If you want a good night's sleep, don't take your iPad to bed. A study has found that people who read off a backlit screen in the evenings take longer to fall asleep than those who read from a book, and are less alert in the mornings, reports The Guardian. The research adds to previous studies which have concluded that the short-wavelength enriched "blue" light emitted by such devices suppresses (even more than other kinds of light) the produc­tion of melatonin - the hormone that controls the body's day-night patterns. For the research, at Harvard Medical School, 12 people were given either an iPad or a book to read for four hours for five consecutive nights. Those who had read from an iPad took ten minutes longer, on average, to get to sleep; they spent less time in REM sleep, and produced less melatonin. They were also significantly groggier in the mornings.


Hazardous homes

Home may feel like the safest place - but it's not. Improvements in road and workplace safety mean that more people are now killed and injured at home, or while pursuing leisure activities, than in car crashes and industrial accidents. "The reality is that you're more likely to die sorting out the Christmas lights than an electrician is on a building site," said Dr Cliff Mann of the College of Emergency Medicine. NHS figures show that 25,000 children a year attend A&E after being accidentally poisoned at home; 26,000 after being burned or scalded; and 4,200 after falling down stairs. Among adults, the most serious accidents often involve DIY. "The use of chainsaws and drills can lead to very severe injuries," said Dr Mann. "Falling off a ladder is another risk. Some people who do that die and some never work again."

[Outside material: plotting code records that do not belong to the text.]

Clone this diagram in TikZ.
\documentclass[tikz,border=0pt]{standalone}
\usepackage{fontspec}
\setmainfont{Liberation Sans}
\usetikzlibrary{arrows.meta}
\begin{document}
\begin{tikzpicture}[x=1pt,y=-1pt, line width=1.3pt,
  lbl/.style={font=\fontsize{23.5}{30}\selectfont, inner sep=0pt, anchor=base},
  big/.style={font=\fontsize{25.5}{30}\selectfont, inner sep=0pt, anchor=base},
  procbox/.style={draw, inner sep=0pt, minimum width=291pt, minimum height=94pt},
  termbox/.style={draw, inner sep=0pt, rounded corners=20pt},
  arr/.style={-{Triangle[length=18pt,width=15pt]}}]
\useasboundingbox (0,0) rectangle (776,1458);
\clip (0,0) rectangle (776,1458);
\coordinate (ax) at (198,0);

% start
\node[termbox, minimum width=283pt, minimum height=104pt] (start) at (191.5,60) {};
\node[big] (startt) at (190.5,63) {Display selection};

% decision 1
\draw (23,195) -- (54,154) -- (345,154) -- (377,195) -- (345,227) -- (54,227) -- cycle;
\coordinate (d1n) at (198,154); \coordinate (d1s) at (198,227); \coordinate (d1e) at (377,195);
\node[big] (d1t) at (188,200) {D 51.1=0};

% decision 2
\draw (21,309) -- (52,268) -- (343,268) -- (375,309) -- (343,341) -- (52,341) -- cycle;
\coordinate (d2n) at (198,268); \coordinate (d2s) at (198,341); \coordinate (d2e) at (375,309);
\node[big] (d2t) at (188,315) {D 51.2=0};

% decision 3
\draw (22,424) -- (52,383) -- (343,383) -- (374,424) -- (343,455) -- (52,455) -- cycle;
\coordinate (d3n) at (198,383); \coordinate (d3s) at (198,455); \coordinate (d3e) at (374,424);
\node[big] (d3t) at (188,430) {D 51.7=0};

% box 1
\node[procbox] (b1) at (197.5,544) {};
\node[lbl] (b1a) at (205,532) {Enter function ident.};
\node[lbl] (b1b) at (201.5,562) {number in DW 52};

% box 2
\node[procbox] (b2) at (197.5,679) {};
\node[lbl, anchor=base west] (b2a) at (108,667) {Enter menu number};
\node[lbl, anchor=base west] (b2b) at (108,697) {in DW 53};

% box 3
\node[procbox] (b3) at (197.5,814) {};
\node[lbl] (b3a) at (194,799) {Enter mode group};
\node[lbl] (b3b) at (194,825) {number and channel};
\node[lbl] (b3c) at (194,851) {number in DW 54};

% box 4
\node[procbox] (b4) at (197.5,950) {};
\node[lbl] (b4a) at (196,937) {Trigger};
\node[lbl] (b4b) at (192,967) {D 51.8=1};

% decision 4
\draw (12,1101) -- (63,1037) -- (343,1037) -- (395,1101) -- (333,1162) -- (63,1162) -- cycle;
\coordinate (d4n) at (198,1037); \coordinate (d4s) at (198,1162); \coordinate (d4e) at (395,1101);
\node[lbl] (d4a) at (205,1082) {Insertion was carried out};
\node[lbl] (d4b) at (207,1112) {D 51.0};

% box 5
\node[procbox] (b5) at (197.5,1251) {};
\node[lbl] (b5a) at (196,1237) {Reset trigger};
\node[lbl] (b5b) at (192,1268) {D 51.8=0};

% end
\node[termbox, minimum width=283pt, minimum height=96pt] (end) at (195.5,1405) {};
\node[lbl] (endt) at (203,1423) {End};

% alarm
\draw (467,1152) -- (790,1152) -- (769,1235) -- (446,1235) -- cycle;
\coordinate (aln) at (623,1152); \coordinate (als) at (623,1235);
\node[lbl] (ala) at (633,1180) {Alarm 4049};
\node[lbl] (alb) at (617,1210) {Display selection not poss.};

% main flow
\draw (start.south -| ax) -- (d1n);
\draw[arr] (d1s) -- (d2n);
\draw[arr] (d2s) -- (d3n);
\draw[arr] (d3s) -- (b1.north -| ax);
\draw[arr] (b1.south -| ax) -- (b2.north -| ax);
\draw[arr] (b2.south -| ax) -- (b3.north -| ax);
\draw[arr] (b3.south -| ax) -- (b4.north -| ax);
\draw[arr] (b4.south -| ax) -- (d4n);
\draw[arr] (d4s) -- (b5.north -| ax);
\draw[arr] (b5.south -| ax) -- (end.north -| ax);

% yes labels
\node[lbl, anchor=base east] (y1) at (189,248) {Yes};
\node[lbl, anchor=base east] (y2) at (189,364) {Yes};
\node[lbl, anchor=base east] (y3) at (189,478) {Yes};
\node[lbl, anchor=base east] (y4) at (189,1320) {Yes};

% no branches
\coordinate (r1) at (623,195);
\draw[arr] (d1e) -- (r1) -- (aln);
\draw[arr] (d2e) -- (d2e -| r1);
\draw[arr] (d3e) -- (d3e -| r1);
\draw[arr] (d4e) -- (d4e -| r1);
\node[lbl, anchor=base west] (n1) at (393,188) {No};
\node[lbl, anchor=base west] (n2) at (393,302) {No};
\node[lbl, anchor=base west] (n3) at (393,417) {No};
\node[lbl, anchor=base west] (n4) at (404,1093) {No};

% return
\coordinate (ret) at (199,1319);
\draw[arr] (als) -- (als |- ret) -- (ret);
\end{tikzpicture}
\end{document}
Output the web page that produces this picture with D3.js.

An ‘interesting’ point of view

What's the best way to die? Given a choice, said Dominic Lawson in the Daily Mail, most of us would opt to peg out quickly with something like a heart attack. But according to Dr Richard Smith, the former editor of the British Medical Journal, this instinct is selfish. It doesn't take account of the devastating effect that sudden death can have on the deceased's loved ones. The best option, he claimed in a BMJ blog last week, is actually to die of cancer: the disease gives you time to "say goodbye, reflect on your life, leave last messages, perhaps visit special places for the last time". It is preferable to dementia (being "slowly erased") or organ failure, which involves an excessive amount of medical intervention.


Quick Quotes

"Some people drink from the fountain of knowledge, others just gargle."
US writer Robert Anthony,  quoted in USA Today


Anybody can become angry – that is easy; but to be angry with the right person, and to the right degree, and at the right time, and for the right purpose, and in the right way – that is not within everybody's power and is not easy."
Aristotle, quoted on Forbes.com


"To know how to say what others only know how to think is what makes men poets or sages; and to dare to say what others only dare to think makes men martyrs or reformers — or both."
British author Elizabeth Charles, quoted in the Associated Press


Statistics of the week


Britons ran up £1.25bn of new unsecured debt in November (2014), more than in any month since February 2008.
The Guardian


The proportion of single-child families in Britain grew from 42% in 2003 to 47% in 2013.